A: This is meant as a comment to make the question more precise before I can think of an answer at all, but doesn't fit in a comment-box 
Did I get your formulae correctly with this, where the tiny superscript circle means iteration        
$ \tag1 \qquad  \displaystyle Q = {\exp°^{-k} \left({ \exp°^k(x) \over \exp_a°^k(x)  }\right) \over x}$      
$ \tag2 \qquad  \displaystyle \exp°^k(Qx) = { \exp°^k(x) \over \exp_a°^k(x)  }$      
I read the other formula concerning "base-change"
$ \tag3 \qquad \displaystyle Ax = \exp°^{-k}(\exp_b°^{k}(x)) $     
If this is all correct, then fine so far; but I'm still missing some understanding of your arguments. Clearly if the rhs in (3) converges to some real number when k goes to infinity, then this number can be related to x by some real cofactor A -but that's simply trivial... so I do not see any information in this.     
Or do you want to say that the change of the rhs becomes zero, when k increases, so you refer to the derivative with respect to k ? And do you then assume some relation between A and the base b (or x) ?     

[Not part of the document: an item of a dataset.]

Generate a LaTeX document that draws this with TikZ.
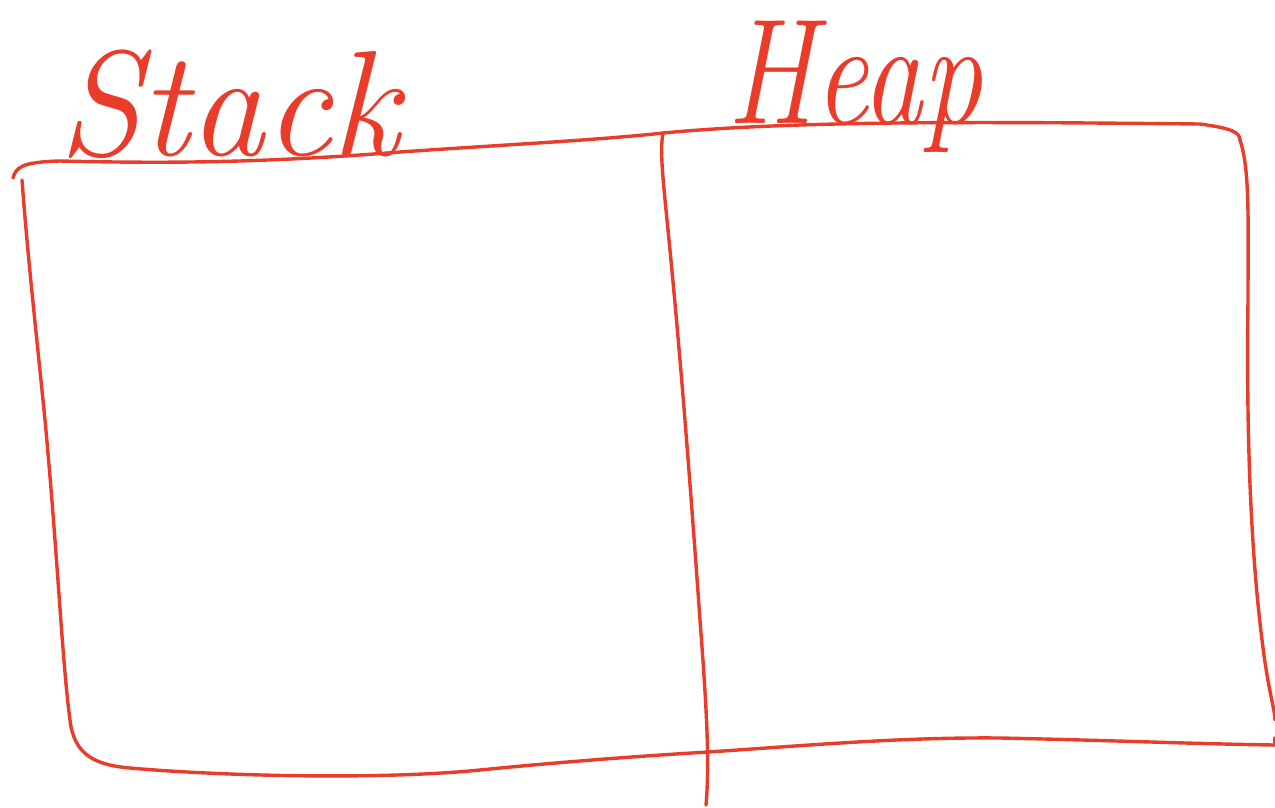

A: So we want to show that for each $k \ge 1$ [I assume that $k$ is an integer], $x \simeq \log^k(\exp^k(x)/\exp_a^k(x)) = \log^{k-1}(\exp^{k-1}(x) - \log(a) \exp^{k-1}_a(x))$, for sufficiently large $x$. If $k = 1$, we have $\log(\exp(x)/a^x) = x(1 - \log(a))$, and we are done. So assume $k \ge 2$.
Assuming $e^{1/e} < a < e$, we need only pick $x$ large enough that $\exp^{k-1}_a(x) < a^{\exp^{k-2}(x)} = \exp^{k-1}(x)^{\log(a)} < \frac{\delta}{\log(a)} \exp^{k-1}(x)$. For then 
$\log^{k-1}(\exp^{k-1}(x) - \log(a) \exp^{k-1}_a(x)) > \log^{k-2}(\exp^{k-2}(x) + \log(1 - \delta)) $, and the latter quantity can clearly be made arbitrarily close to $x$ by picking $\delta$ small.
On the other hand, suppose that $a > e$; then we can pick $x$ large enough that $\delta > |\log(a) \exp_a^{k-2}(x) + \log(\log(a)) - \log(\log(a) \exp_a^{k-1}(x) - \exp^{k-1} x)|$  (since $\exp^{k-1} x$ is small compared to $\exp_a^{k-1}(x)$). Then we can pick $\delta$ small enough that $\log^k(\exp^k(x)/\exp_a^k(x))$ is within $\epsilon$ of $\log^{k-2}(\log(a) \exp_a^{k-2}(x) + \log(-\log(a)))$. But this is asymptotically equivalent to either $\log(a) x$ or $x$, so we are done.